Caiazza and his family moved to Saline in 2017, where he started working as an experience designer for Ford and Lincoln, designing the lighting, sonic, and display UX in the cabins of models like Mustang, Lightening, and Nautilus. But, at home, he worked with concrete: pouring into whatever he could find and working quickly. Eventually, he made frames, poured concrete into them, and liked what he saw. “There is a speed, tempo, and rhythm when working with concrete. The inherent challenges,” Caiazza says. “And, the end result: there’s a permanence to it. A weight to it. Literally.”

From Ford to Downtown Saline

The summer pop-up came at the right time for Caiazza. In April he left Ford. By May he was asking his barber, Rod Marsh, about the vacant storefront two down from his shop, on the north side of Carrigan Café. That’s when Rod encouraged Caiazza to call Tyler Kinley.

Kinley is the president of Praxis Properties, a Washtenaw County-based property management that owns Murphy’s Crossing.

“That space is a jewel,” says Kinley, who has been looking for the right tenant for the corner store. Investment brokers and insurance companies had expressed interest. “They want to be there for the visibility. It’s a billboard,” says Kinley. “But, kids walking by aren’t going to pop in to check on financial planning,” he jokes. He’s more interested in adding vibrancy to the downtown through his spaces: something that excites the whole family, like a toy store or chocolate shop. “That’s where the home run is.”

For a couple years, Kinley has had big plans for the whole building, hoping to add a wrap-around ADA-compliant balcony to the back of the Italianate structure through an MEDC Revitalization and Placemaking Grant, with a grassy pocket park below. In the meantime, he wanted to activate the space with short-term leases. “It gives me flexibility. It gives the tenant low rent.”

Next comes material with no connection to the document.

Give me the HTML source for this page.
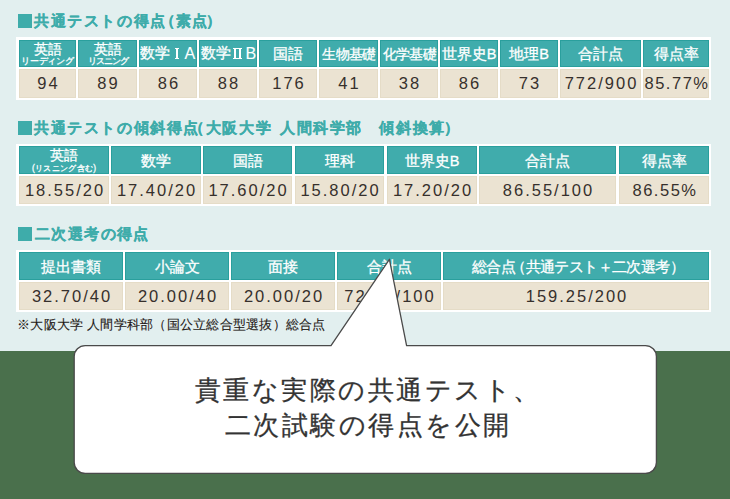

A Rough-Edged Space with Purpose

The gallery space has a roughness to it: a suggestion that it will only be temporary. Tables are formed from heavy boards on sawhorses. Some of the lighter sculptures sit on homespun pedestals. The awnings outside still faintly read “Flowers for all occasions,” a reminder of the space’s recent past. But the only flowers inside are those delicately stenciled into the interiors of a few of his heavy concrete bowls.

From the street, the pop-up looks less like an art gallery and more like a funky lamp store. Back in New York, Caiazza had success with his lamps. One buyer said they would place it next to their table designed by Isamu Noguchi. “The addition of a lightbulb: That’s function.” For him it was a simple gesture. “Some people are okay with being abstract forever. I can’t do that,” he says, reflecting both on his various abstract pieces competing with the lamps and bowls in the space.  “As a person I also need purpose.”

Instead, he poured concrete into forms. Or took scraps of wood, or metal, and assembled them, sometimes tying bits of string at various intervals to define planes. There’s a quickness to the wooden structures, as if a race to complete a thought. For Caiazza it’s part of the process. “You develop the language and discipline, instead of just a craft.” It’s work he could see on a larger scale, living in a park or plaza, like the cube on Astor Place in Manhattan where he’d meet up with friends during college. A similar cube, also by artist and U of M graduate, Tony Rosenthal, can be found on the Michigan campus.

But, before the concrete, there were the lamps. While living in New York he would assemble found wood and stones and assemble them into sculptures.

Visit the Gallery

Brian Caiazza’s art pop-up is on view at 101 S. Ann Arbor Street, Saline, through August.